*Task instructions:*
Go through the listing and copy each line with the string "this".

*Data for processing:*
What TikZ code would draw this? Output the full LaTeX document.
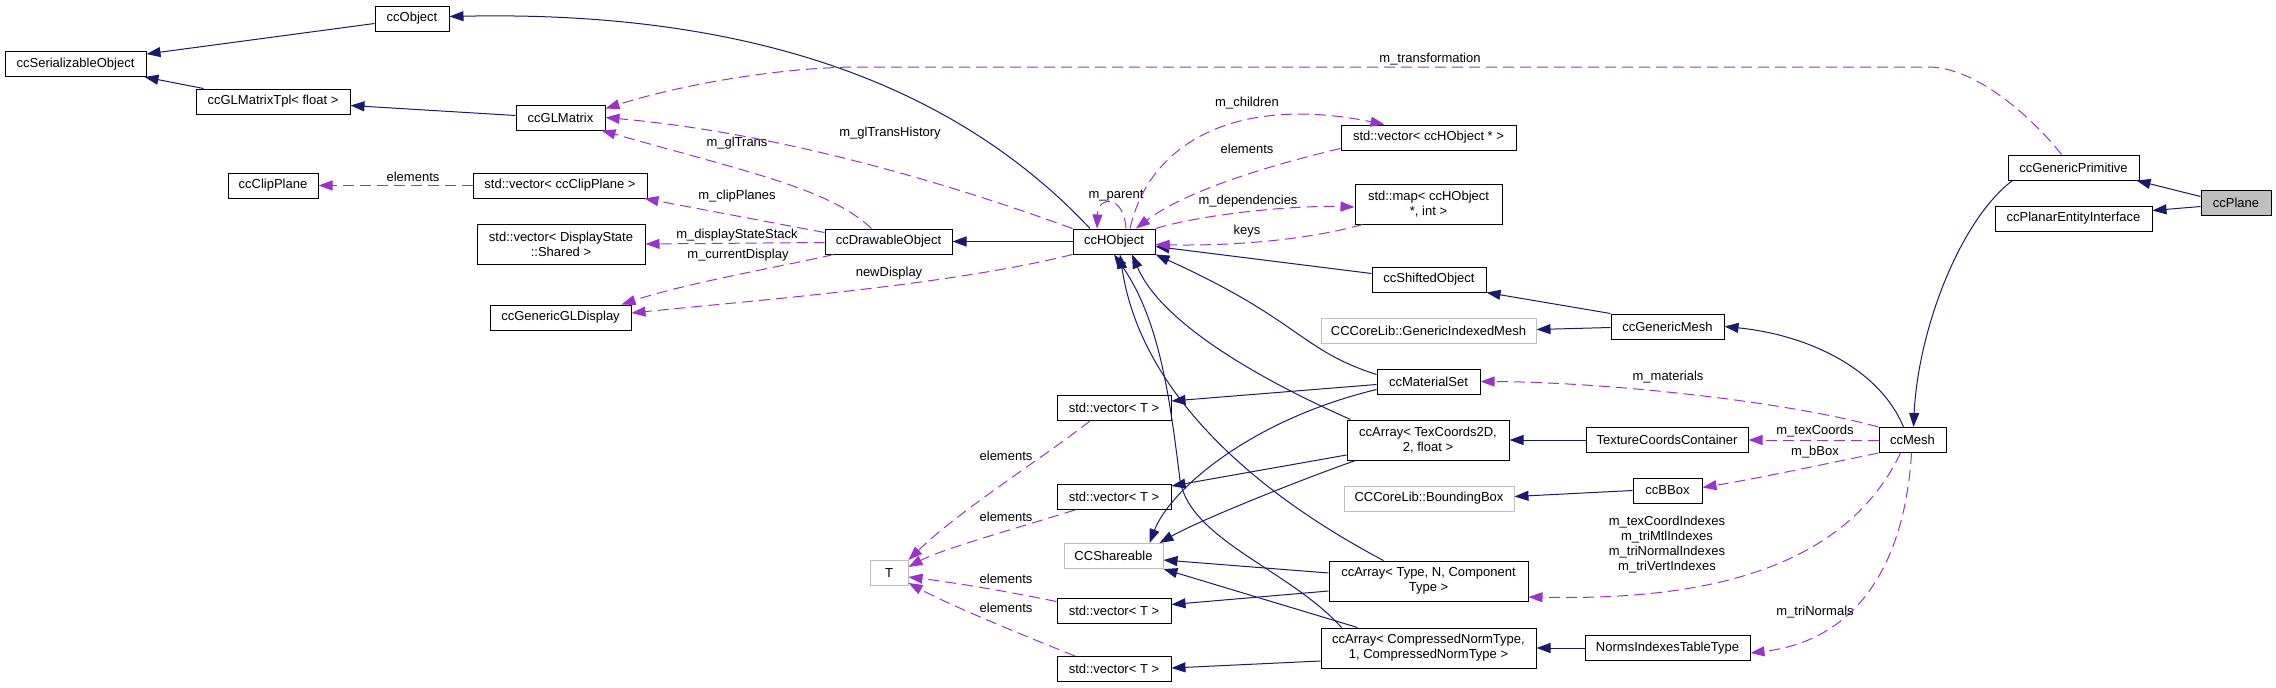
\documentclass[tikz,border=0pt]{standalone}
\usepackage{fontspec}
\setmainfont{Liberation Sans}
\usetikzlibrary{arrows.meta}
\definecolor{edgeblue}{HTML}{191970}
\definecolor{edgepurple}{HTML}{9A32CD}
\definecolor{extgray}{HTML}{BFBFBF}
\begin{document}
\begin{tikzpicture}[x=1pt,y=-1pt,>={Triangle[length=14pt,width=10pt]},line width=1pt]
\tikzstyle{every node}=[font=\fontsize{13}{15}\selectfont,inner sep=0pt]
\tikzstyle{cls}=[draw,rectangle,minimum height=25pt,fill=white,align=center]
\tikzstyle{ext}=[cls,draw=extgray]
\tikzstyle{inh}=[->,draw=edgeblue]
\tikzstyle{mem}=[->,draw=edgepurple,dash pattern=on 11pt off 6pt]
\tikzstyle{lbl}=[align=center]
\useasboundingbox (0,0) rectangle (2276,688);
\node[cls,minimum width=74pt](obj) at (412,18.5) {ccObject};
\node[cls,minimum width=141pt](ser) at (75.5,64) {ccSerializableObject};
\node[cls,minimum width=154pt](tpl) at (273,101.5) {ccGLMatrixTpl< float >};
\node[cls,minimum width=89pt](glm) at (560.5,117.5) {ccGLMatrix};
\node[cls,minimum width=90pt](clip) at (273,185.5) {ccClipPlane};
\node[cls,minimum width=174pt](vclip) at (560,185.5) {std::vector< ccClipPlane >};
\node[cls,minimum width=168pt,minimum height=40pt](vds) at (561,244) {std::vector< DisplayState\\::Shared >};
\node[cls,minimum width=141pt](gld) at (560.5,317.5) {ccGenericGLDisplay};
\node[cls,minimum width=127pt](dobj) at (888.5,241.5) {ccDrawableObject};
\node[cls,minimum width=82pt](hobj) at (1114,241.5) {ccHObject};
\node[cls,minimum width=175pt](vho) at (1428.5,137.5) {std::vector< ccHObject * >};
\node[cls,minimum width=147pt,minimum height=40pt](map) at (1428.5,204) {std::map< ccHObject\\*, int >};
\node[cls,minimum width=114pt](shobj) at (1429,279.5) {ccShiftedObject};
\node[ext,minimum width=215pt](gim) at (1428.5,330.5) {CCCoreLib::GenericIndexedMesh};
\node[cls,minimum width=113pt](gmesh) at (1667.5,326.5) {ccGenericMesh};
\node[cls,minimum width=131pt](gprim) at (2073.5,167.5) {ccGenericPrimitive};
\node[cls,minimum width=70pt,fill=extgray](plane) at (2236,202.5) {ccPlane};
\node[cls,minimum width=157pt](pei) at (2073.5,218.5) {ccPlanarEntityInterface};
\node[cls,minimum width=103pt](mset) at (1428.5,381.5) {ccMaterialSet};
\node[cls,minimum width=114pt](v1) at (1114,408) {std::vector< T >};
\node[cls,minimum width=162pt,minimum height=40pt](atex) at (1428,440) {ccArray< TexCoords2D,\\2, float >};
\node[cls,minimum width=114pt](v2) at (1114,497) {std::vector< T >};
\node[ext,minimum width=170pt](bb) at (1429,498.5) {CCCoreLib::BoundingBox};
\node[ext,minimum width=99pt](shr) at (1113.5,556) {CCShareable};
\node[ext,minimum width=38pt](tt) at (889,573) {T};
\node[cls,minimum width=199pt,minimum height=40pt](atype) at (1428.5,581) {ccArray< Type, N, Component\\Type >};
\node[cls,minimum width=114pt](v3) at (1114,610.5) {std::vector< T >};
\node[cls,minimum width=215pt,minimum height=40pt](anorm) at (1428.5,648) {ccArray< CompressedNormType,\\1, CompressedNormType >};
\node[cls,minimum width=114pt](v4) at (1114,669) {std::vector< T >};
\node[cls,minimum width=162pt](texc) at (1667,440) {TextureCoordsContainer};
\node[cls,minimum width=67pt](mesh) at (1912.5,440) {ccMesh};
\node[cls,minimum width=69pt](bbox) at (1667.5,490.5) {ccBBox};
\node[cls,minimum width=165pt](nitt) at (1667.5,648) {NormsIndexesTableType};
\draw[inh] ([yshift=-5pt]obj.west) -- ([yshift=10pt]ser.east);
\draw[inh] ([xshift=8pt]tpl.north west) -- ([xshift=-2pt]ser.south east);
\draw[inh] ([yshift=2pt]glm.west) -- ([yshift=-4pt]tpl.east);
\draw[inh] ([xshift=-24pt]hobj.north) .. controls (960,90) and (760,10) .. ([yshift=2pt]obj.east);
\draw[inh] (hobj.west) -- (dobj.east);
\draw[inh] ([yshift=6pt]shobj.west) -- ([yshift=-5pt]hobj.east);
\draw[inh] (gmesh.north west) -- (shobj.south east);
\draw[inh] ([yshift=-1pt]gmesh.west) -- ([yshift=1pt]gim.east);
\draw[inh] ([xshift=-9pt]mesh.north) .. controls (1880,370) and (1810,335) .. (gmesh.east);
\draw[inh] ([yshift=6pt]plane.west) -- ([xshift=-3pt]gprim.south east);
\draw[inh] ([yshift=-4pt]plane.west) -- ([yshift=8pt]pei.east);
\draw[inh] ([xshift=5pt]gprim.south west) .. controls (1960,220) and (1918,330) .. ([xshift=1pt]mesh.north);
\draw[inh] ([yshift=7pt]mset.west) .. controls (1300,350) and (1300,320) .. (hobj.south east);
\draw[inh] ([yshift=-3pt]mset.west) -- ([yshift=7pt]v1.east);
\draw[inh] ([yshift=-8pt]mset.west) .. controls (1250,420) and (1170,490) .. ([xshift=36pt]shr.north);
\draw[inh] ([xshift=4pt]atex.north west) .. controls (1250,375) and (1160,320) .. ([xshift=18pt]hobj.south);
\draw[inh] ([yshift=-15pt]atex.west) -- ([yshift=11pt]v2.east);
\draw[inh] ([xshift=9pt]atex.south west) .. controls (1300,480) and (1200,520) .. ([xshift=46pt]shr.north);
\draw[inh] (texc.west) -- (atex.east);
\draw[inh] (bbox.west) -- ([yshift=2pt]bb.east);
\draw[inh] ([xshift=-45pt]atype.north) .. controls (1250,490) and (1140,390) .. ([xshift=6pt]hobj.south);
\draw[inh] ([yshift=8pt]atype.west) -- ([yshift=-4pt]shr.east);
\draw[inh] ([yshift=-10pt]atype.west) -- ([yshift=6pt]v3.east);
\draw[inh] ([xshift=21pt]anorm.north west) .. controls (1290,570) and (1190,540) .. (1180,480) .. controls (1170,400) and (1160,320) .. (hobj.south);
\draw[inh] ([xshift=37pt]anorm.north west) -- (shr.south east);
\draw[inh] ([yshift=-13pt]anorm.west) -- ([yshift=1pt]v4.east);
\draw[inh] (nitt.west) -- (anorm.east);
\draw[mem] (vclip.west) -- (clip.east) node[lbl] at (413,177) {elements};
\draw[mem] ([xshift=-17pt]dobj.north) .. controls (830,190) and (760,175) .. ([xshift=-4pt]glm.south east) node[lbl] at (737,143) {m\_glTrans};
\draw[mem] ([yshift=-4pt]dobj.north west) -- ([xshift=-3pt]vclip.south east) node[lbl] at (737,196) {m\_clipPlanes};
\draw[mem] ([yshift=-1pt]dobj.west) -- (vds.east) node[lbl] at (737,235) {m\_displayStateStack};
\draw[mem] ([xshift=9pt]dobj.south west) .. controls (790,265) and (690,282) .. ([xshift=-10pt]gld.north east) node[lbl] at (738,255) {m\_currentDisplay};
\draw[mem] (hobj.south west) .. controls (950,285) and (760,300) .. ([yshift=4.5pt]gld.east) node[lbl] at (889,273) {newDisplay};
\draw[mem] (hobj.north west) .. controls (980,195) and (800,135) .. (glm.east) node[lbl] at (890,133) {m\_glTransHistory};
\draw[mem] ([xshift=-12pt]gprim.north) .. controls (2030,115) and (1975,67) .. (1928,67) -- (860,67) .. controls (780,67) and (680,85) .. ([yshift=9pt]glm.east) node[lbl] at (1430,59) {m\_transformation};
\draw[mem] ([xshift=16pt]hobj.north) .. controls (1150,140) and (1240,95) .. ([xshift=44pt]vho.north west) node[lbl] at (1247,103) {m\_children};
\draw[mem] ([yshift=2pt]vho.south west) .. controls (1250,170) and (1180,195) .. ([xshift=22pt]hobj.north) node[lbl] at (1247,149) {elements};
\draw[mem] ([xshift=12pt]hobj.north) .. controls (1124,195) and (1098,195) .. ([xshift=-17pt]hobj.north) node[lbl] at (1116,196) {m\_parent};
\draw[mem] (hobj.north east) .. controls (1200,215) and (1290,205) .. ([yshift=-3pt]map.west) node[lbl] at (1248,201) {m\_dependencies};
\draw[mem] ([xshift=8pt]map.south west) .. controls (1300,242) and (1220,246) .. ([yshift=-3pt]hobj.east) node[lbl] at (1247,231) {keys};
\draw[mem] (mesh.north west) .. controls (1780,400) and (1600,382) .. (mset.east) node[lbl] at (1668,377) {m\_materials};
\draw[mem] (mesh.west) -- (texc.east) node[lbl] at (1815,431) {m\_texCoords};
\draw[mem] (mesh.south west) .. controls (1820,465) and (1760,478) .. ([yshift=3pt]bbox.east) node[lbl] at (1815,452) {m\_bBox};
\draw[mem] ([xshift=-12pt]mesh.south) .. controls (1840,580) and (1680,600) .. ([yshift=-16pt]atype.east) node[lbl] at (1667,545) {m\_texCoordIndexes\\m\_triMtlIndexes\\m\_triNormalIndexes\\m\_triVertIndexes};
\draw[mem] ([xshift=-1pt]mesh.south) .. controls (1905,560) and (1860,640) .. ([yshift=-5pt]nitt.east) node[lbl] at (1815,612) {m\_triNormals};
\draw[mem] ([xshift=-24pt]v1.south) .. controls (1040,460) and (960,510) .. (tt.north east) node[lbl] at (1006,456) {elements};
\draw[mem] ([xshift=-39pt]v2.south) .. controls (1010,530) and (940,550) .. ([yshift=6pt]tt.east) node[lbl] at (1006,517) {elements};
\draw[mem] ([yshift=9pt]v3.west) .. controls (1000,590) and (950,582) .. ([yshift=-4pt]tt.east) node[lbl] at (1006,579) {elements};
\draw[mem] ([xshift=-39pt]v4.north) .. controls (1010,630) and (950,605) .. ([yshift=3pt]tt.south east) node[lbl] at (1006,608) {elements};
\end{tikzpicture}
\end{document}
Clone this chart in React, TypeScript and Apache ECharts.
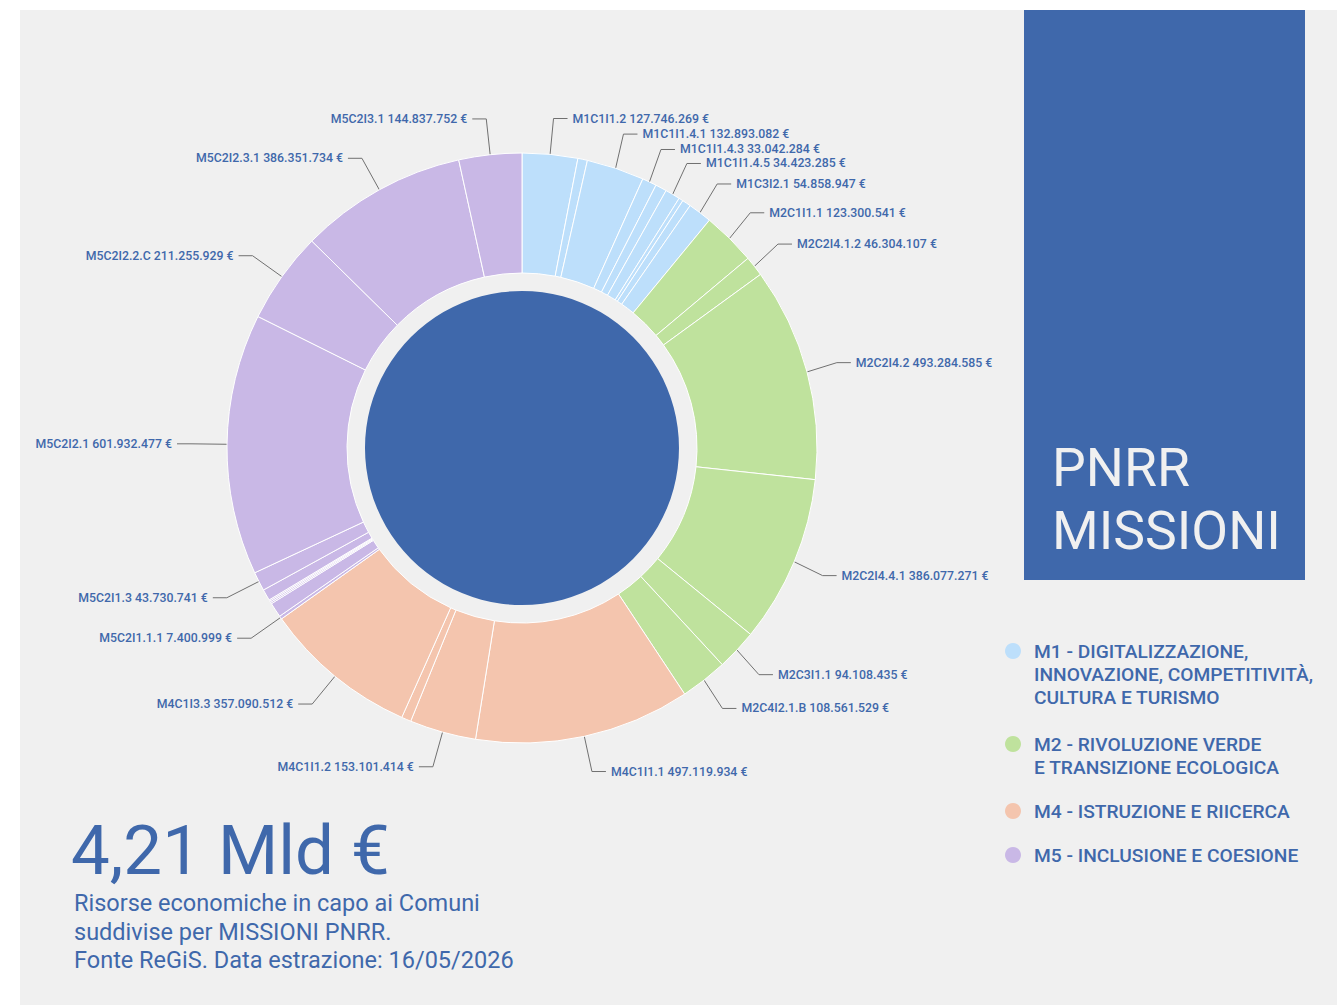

*Complete answer:*
What TikZ code would draw this? Output the full LaTeX document.
Clone this chart in React, TypeScript and Apache ECharts.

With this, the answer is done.